How many times do see people blame God or someone else for what is wrong in their life, but never look in the mirror? Have we done this? It’s easy to point fingers at others and deny the truth of our own failings. What God wants for us is that our eyes be opened to not only where we failed, but also to the glorious deliverance He has prepared for us.

Scripture is constantly pointing us towards a greater dependence on God and a decreased dependence on self. Elisha was not fearful because he knew in whom he believed. (2 Timothy 1:12)

Let’s take responsibility for where we fail and trust the Lord for the solution. This is the essence at the center of our salvation and the key to a life of victory through Christ.

2 Kings 6

In Syria there is a great military leader named Naaman who is a leper. Though he is powerful and wealthy, he can find no solution to his ailment. Material success means very little when one’s health is in jeopardy. In fact, there have been plenty of wealthy individuals who on their death beds would gladly trade their fortunes for just a little more time. Naaman has reached this point and is desperate to be healed.

There is a young Israeli woman serving in his household that tells of the power of God to heal through the profit. Hearing this Naaman negotiates entering Israeli territory to present himself before this profit of God. When he arrives at Elisha’s home, he is loaded down with treasures to trade for his healing.

Naaman has expectations of how things are going to take place. He doesn’t understand the power or heart of God, but he is about to. When Elisha hears of Naaman’s request, he tells him by way of messenger to dip himself in the Jordan river seven times in order to be healed. This is not how Naaman thought things should be done, after all he is a very important man and he has traveled a great distance. He is offended that Elisha does not speak to him directly and also complains that the Jordan is not nearly as clean as the rivers in Syria. (The Jordan river is very murky and filled with silt.)

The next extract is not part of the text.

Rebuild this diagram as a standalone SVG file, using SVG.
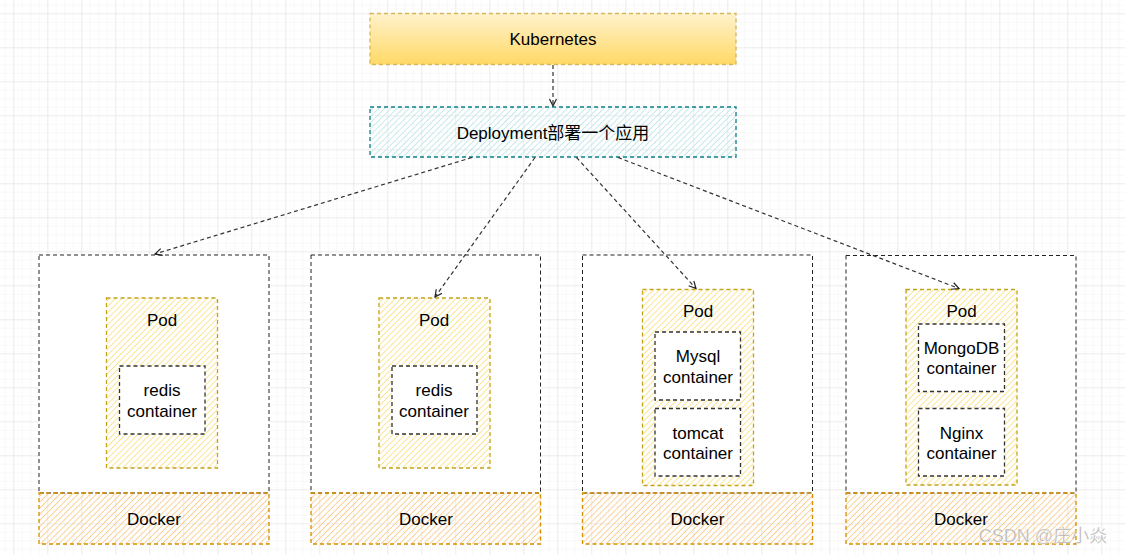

Remember that Naaman had an expectation of how things were going to go and when they didn’t, he was quite put out. How many times do we have a preconceived notion of how God should work things out? We have a plan, but God does it in a way that doesn’t make since to us.

Naaman is so offended that he allows his pride to turn him around and head home still leprous. Do we ever allow our pride to rule our decision making? Luckily Naaman has some advisors who step in and convince him to follow Elisha’s instructions.

He will get to see the power of God as he goes down to the muddy banks of the Jordan. Naaman dips one time, no change; two times, no change, but on the seventh time he comes up with perfect flawless skin. Understanding who the one true God is, he returns to Elisha in order to give him payment for the miracle.

Now Naaman will get to see the heart of God as Elisha refuses to take anything and sends him on his way. This delivers a strong message of what God’s motivation is to this powerful Syrian.

Unfortunately humanity is going to muddy these waters as Elisha’s assistant Gehazi chases down Naaman. He sees the potential of personal gain and seizes the opportunity. He lies to Naaman telling him that Elisha had sent him to get some of the treasure.
Note that Naaman is still convinced of God’s power, but God’s heart is no longer as clear as it once was.

The greed of Gehazi tarnishes the testimony of God. Have we ever allowed our personal agenda to affect how the Lord is represented? Gehazi hides his new found wealth and returns to Elisha who confronts him with his treachery as soon as he gets back. Elisha informs Gehazi that because of his deceit and greed, the leprosy that was removed from Naaman will now be placed upon him as well as his family.

It’s so important to remember that as Christians all of our decisions good and bad affect how the Lord is seen in the eyes of others. Let’s represent the King in honesty, kindness and character. You see, they judge Him by watching us.